A primeira-dama se dirigiu até o público para apertar as mãos de apoiadores. À medida que ela se deslocava, dois servidores passavam oferecendo álcool em gel à plateia. Michelle ouviu gritos de "mita", em alusão ao apelido do marido.
Filho mais velho do presidente, o senador Flávio Bolsonaro (Republicanos-RJ) se aproximou de máscara, mas tirou o equipamento de proteção para fazer selfies com eleitores. O senador e Michelle são personagens do suposto esquema de "rachadinha" envolvendo Fabrício Queiroz, amigo do presidente e ex-assessor de Flávio.
Bolsonaro chegou no no Rolls Royce presidencial com crianças que, em sua maioria, estavam sem máscara, assim como o presidente. De acordo com a Secom (Secretaria de Comunicação da Presidência), eram filhos de autoridades e convidados.
Também participaram da cerimônia comandantes das Forças Armadas e ministros do atual governo. Alguns deles, como Paulo Guedes (Economia), foram exaltados pelo público presente.

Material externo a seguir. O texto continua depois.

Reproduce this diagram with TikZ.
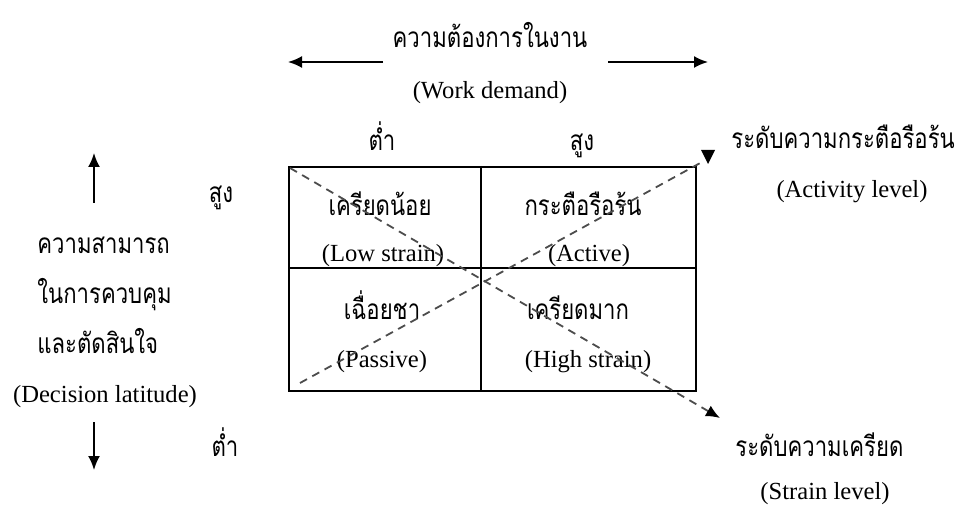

O presidente do Supremo Tribunal Federal, ministro Dias Toffoli, chegou sem ser notado pelo público. Mas o presidente do Senado, Davi Alcolumbre (DEM-AP), foi vaiado ao sair do carro. O presidente da Câmara, Rodrigo Maia (DEM-RJ), mais uma vez não participou. Maia vive uma relação tensa com Bolsonaro e deu sinais de rompimento com Paulo Guedes.
Após o evento, Bolsonaro participou de almoço com Toffoli e demais ministros na residência do secretário especial de Assuntos Estratégicos, o almirante Flávio Rocha.